New York City, August 28, 1962

IT WAS THE SUDDEN CLICK of the office door that startled me from what had otherwise been a quiet and delightful afternoon nap. And despite the gnawing feeling that there must have been another reason, in that yawning split-second of confusion, I simply assumed that the postman was late delivering the mid-morning mail. Since the building had a doorman and I was no longer seeing patients, there was little cause for alarm. Leaving my head on the desk, keeping my eyes tightly shut, and continuing my sleep were certainly the more desirable things to do.
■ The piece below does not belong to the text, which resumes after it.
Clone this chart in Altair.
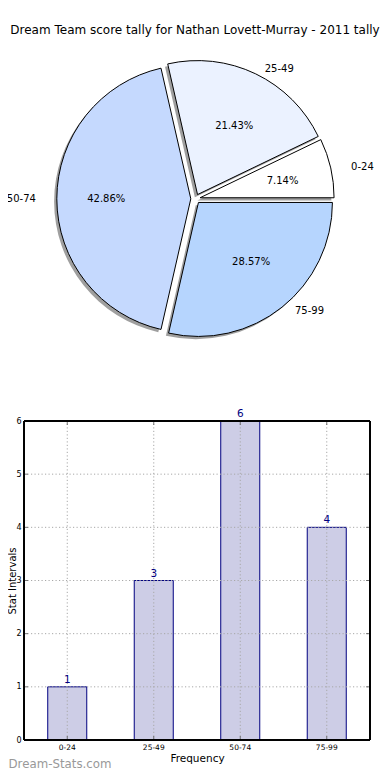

  Unfortunately, the outer office lights had been left on, prompting me to silently observe, through one sleep-encrusted eye, the dim outline of a woman’s silhouette as she stood in the doorway. Rather suddenly, a distant memory came to mind, one that had not been recalled for decades. My eyes widened and my pulse quickened. I sensed the familiarity, the impression that I had once known this person quite well – that in an earlier time, we had been intimately connected in some long-discarded way.
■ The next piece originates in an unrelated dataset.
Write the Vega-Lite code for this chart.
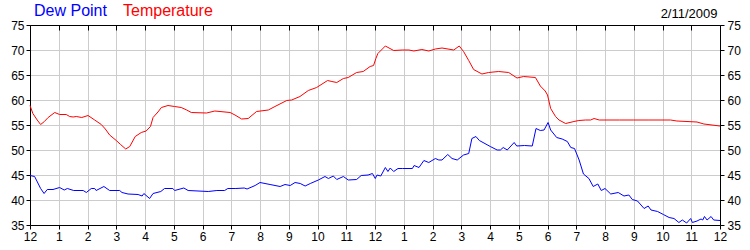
{
  "$schema": "https://vega.github.io/schema/vega-lite/v6.json",
  "width": 690,
  "height": 200,
  "autosize": {"type": "none"},
  "padding": {"left": 30, "top": 25, "right": 30, "bottom": 25},
  "background": "white",
  "datasets": {
    "t": [
      {"h":0,"v":58.9},{"h":0.1,"v":57.3},{"h":0.25,"v":56.0},{"h":0.37,"v":55.1},{"h":0.5,"v":55.7},{"h":0.63,"v":56.5},{"h":0.86,"v":57.5},{"h":1.03,"v":57.1},{"h":1.26,"v":57.1},{"h":1.38,"v":56.7},{"h":1.5,"v":56.6},{"h":1.61,"v":56.7},{"h":1.8,"v":56.5},{"h":2.02,"v":56.9},{"h":2.25,"v":56.0},{"h":2.48,"v":55.1},{"h":2.62,"v":54.2},{"h":2.77,"v":53.0},{"h":3.0,"v":51.9},{"h":3.15,"v":51.1},{"h":3.33,"v":50.2},{"h":3.47,"v":50.7},{"h":3.66,"v":52.7},{"h":3.87,"v":53.5},{"h":4.04,"v":53.8},{"h":4.19,"v":54.7},{"h":4.28,"v":56.5},{"h":4.45,"v":57.6},{"h":4.57,"v":58.5},{"h":4.8,"v":58.9},{"h":5.03,"v":58.7},{"h":5.26,"v":58.5},{"h":5.45,"v":58.0},{"h":5.61,"v":57.5},{"h":6.14,"v":57.4},{"h":6.43,"v":57.8},{"h":6.96,"v":57.5},{"h":7.13,"v":57.0},{"h":7.36,"v":56.2},{"h":7.59,"v":56.3},{"h":7.88,"v":57.7},{"h":8.29,"v":58.0},{"h":8.52,"v":58.7},{"h":8.93,"v":59.9},{"h":9.1,"v":60.0},{"h":9.39,"v":60.7},{"h":9.68,"v":61.9},{"h":9.97,"v":62.5},{"h":10.35,"v":63.9},{"h":10.5,"v":63.7},{"h":10.67,"v":63.5},{"h":10.9,"v":64.3},{"h":11.07,"v":64.5},{"h":11.36,"v":65.5},{"h":11.59,"v":65.7},{"h":11.83,"v":66.7},{"h":11.95,"v":66.9},{"h":12.03,"v":68.3},{"h":12.1,"v":69.3},{"h":12.36,"v":70.8},{"h":12.65,"v":69.9},{"h":12.95,"v":70.0},{"h":13.18,"v":70.0},{"h":13.35,"v":69.8},{"h":13.63,"v":70.1},{"h":13.87,"v":69.8},{"h":14.1,"v":70.2},{"h":14.33,"v":70.4},{"h":14.74,"v":70.0},{"h":14.93,"v":70.8},{"h":15.08,"v":69.7},{"h":15.26,"v":67.9},{"h":15.43,"v":66.1},{"h":15.72,"v":65.2},{"h":15.95,"v":65.5},{"h":16.3,"v":65.7},{"h":16.65,"v":65.5},{"h":16.94,"v":64.4},{"h":17.17,"v":64.7},{"h":17.58,"v":64.5},{"h":17.75,"v":62.8},{"h":17.92,"v":61.8},{"h":18.0,"v":61.0},{"h":18.11,"v":58.3},{"h":18.28,"v":56.7},{"h":18.4,"v":56.0},{"h":18.63,"v":55.3},{"h":18.92,"v":55.7},{"h":19.09,"v":55.9},{"h":19.33,"v":56.0},{"h":19.5,"v":56.0},{"h":19.62,"v":56.3},{"h":19.8,"v":56.0},{"h":20.5,"v":56.0},{"h":21.0,"v":56.0},{"h":21.5,"v":56.0},{"h":22.28,"v":56.0},{"h":22.5,"v":55.8},{"h":23.2,"v":55.6},{"h":23.44,"v":55.2},{"h":24,"v":54.8}
    ],
    "d": [
      {"h":0,"v":44.9},{"h":0.16,"v":44.7},{"h":0.37,"v":42.3},{"h":0.49,"v":41.3},{"h":0.6,"v":42.1},{"h":0.8,"v":42.1},{"h":1.03,"v":42.5},{"h":1.19,"v":42.0},{"h":1.3,"v":42.3},{"h":1.52,"v":41.9},{"h":1.85,"v":41.9},{"h":1.96,"v":41.5},{"h":2.13,"v":42.3},{"h":2.25,"v":42.3},{"h":2.3,"v":41.9},{"h":2.57,"v":42.7},{"h":2.77,"v":41.9},{"h":3.12,"v":41.9},{"h":3.2,"v":41.5},{"h":3.41,"v":41.2},{"h":3.76,"v":41.1},{"h":3.9,"v":40.8},{"h":3.96,"v":41.3},{"h":4.16,"v":40.3},{"h":4.28,"v":41.3},{"h":4.55,"v":41.7},{"h":4.68,"v":42.3},{"h":4.97,"v":42.3},{"h":5.03,"v":41.9},{"h":5.35,"v":42.4},{"h":5.5,"v":41.9},{"h":6.2,"v":41.7},{"h":6.5,"v":41.9},{"h":6.77,"v":41.9},{"h":6.88,"v":42.3},{"h":7.16,"v":42.3},{"h":7.45,"v":42.4},{"h":7.55,"v":42.2},{"h":7.83,"v":42.9},{"h":8.0,"v":43.5},{"h":8.35,"v":43.1},{"h":8.7,"v":42.7},{"h":8.87,"v":43.1},{"h":9.05,"v":42.9},{"h":9.22,"v":43.5},{"h":9.4,"v":43.3},{"h":9.57,"v":42.8},{"h":9.75,"v":43.3},{"h":10.03,"v":44.0},{"h":10.26,"v":44.7},{"h":10.38,"v":44.3},{"h":10.55,"v":44.8},{"h":10.67,"v":44.1},{"h":10.9,"v":44.7},{"h":11.07,"v":44.0},{"h":11.36,"v":44.1},{"h":11.52,"v":44.9},{"h":11.76,"v":45.0},{"h":11.91,"v":45.3},{"h":12.01,"v":44.3},{"h":12.07,"v":45.0},{"h":12.2,"v":44.8},{"h":12.36,"v":46.5},{"h":12.45,"v":45.7},{"h":12.53,"v":46.4},{"h":12.65,"v":45.7},{"h":12.8,"v":46.3},{"h":12.95,"v":46.3},{"h":13.3,"v":46.3},{"h":13.36,"v":46.9},{"h":13.53,"v":46.5},{"h":13.7,"v":47.9},{"h":13.87,"v":47.5},{"h":14.1,"v":48.3},{"h":14.22,"v":48.0},{"h":14.33,"v":48.0},{"h":14.53,"v":49.1},{"h":14.68,"v":48.3},{"h":14.86,"v":48.0},{"h":15.08,"v":49.0},{"h":15.26,"v":49.3},{"h":15.37,"v":52.3},{"h":15.51,"v":52.7},{"h":15.63,"v":51.9},{"h":16.01,"v":50.7},{"h":16.25,"v":50.0},{"h":16.36,"v":50.0},{"h":16.46,"v":50.5},{"h":16.6,"v":50.0},{"h":16.84,"v":51.5},{"h":16.93,"v":50.8},{"h":17.2,"v":50.9},{"h":17.47,"v":50.8},{"h":17.6,"v":54.3},{"h":17.75,"v":53.9},{"h":17.88,"v":54.0},{"h":18.02,"v":55.5},{"h":18.11,"v":54.0},{"h":18.32,"v":52.5},{"h":18.51,"v":52.2},{"h":18.69,"v":51.7},{"h":18.81,"v":50.5},{"h":18.94,"v":50.3},{"h":19.1,"v":48.0},{"h":19.25,"v":45.2},{"h":19.44,"v":44.3},{"h":19.59,"v":42.7},{"h":19.75,"v":43.2},{"h":19.87,"v":41.9},{"h":20.0,"v":42.3},{"h":20.2,"v":41.2},{"h":20.46,"v":41.5},{"h":20.66,"v":40.8},{"h":20.83,"v":41.0},{"h":20.95,"v":40.1},{"h":21.13,"v":39.8},{"h":21.36,"v":38.3},{"h":21.5,"v":38.8},{"h":21.6,"v":38.0},{"h":21.83,"v":37.7},{"h":22.03,"v":37.1},{"h":22.23,"v":36.5},{"h":22.4,"v":36.3},{"h":22.57,"v":35.5},{"h":22.69,"v":36.0},{"h":22.84,"v":35.4},{"h":22.98,"v":36.3},{"h":23.04,"v":35.5},{"h":23.2,"v":35.8},{"h":23.34,"v":36.2},{"h":23.4,"v":36.0},{"h":23.46,"v":36.7},{"h":23.55,"v":36.0},{"h":23.69,"v":36.7},{"h":23.78,"v":36.0},{"h":24,"v":35.9}
    ]
  },
  "config": {
    "view": {"stroke": null},
    "axis": {"labelFont": "Liberation Sans", "labelFontSize": 12, "labelColor": "#000", "domainColor": "#000", "tickColor": "#000", "gridColor": "#cccccc"}
  },
  "layer": [
    {
      "data": {"name": "d"},
      "transform": [{"calculate": "'Dew Point'", "as": "s"}],
      "mark": {"type": "line", "strokeWidth": 1},
      "encoding": {
        "x": {"field": "h", "type": "quantitative", "title": null, "scale": {"domain": [0, 24], "nice": false}, "axis": {"orient": "bottom", "values": [0,1,2,3,4,5,6,7,8,9,10,11,12,13,14,15,16,17,18,19,20,21,22,23,24], "labelExpr": "datum.value % 12 == 0 ? '12' : '' + (datum.value % 12)", "tickSize": 4, "labelPadding": 2, "grid": true, "labelFlush": false, "labelOverlap": false}},
        "y": {"field": "v", "type": "quantitative", "title": null, "scale": {"domain": [35, 75], "nice": false, "zero": false}, "axis": {"orient": "left", "values": [35,40,45,50,55,60,65,70,75], "tickSize": 4, "labelPadding": 2, "grid": true}},
        "color": {"field": "s", "type": "nominal", "scale": {"domain": ["Dew Point", "Temperature"], "range": ["#0000ff", "#ff0000"]}, "legend": {"orient": "none", "legendX": -12, "legendY": -22, "direction": "horizontal", "title": null, "symbolType": "circle", "symbolSize": 1, "symbolStrokeWidth": 0, "symbolOpacity": 0, "labelOffset": 0, "labelFontSize": 16, "labelFont": "Liberation Sans", "columnPadding": -2, "padding": 0, "encode": {"labels": {"update": {"fill": {"scale": "color", "field": "value"}}}}}}
      }
    },
    {
      "data": {"name": "t"},
      "transform": [{"calculate": "'Temperature'", "as": "s"}],
      "mark": {"type": "line", "strokeWidth": 1},
      "encoding": {
        "x": {"field": "h", "type": "quantitative", "title": "2/11/2009", "axis": {"orient": "top", "values": [0,1,2,3,4,5,6,7,8,9,10,11,12,13,14,15,16,17,18,19,20,21,22,23,24], "labels": false, "tickSize": -5, "grid": false, "titleFont": "Liberation Sans", "titleFontSize": 13, "titleFontWeight": "normal", "titleColor": "#000", "titleAlign": "right", "titleAnchor": "end", "titleBaseline": "alphabetic", "titleX": 687, "titleY": -8}},
        "y": {"field": "v", "type": "quantitative", "title": null, "axis": {"orient": "right", "values": [35,40,45,50,55,60,65,70,75], "tickSize": 4, "labelPadding": 3, "grid": false}},
        "color": {"field": "s", "type": "nominal"}
      }
    }
  ],
  "resolve": {"axis": {"x": "independent", "y": "independent"}}
}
  Yet, in that bewildering moment of foggy haze, I was unable to understand why she would now be standing before me, other than the unlikely possibility that I continued to remain in a state of dream-sleep. Why today, so many years later, would she suddenly appear in the doorway of my now-shuttered medical office on Park Avenue?
  If indeed it was her, a disturbing but increasingly likely consideration, then there must be an explanation. Three decades had passed since the last time we had been in one another’s presence. That memory remains clear. The occasion was a cold, rainy, late March morning in 1933 when I saw her off at Berlin’s Lehrter Bahnhof. She was taking the train to Hamburg for a five-day visit with her ailing mother.
  It was only when she began to speak that I reluctantly raised my head from the desk and turned my ear so I might listen. I immediately recalled the taunting sound of her voice, still demanding and defiant. And then, to my dismay, I was able to finally confirm my disquieting suspicion. After staring at me for quite some time – a look that brought back the worry of other long-forgotten memories, her words were strikingly clear. “Josef Samson, mein Gott, if that is truly you, I thought you were dead!”
  Thinking (and silently wishing) much the same of her, as I now was certain that this could no longer be a case of mistaken identity, I slowly nodded in response and closed my eyes. Though I hoped to return my head to the comfort of my desk, resuming my dream was no longer a possibility. Only much later, after she left that afternoon, did I slowly begin to understand that my carefully constructed house of cards would soon begin to fall. And then I feared there would be little that could be done to prevent its total and immediate collapse.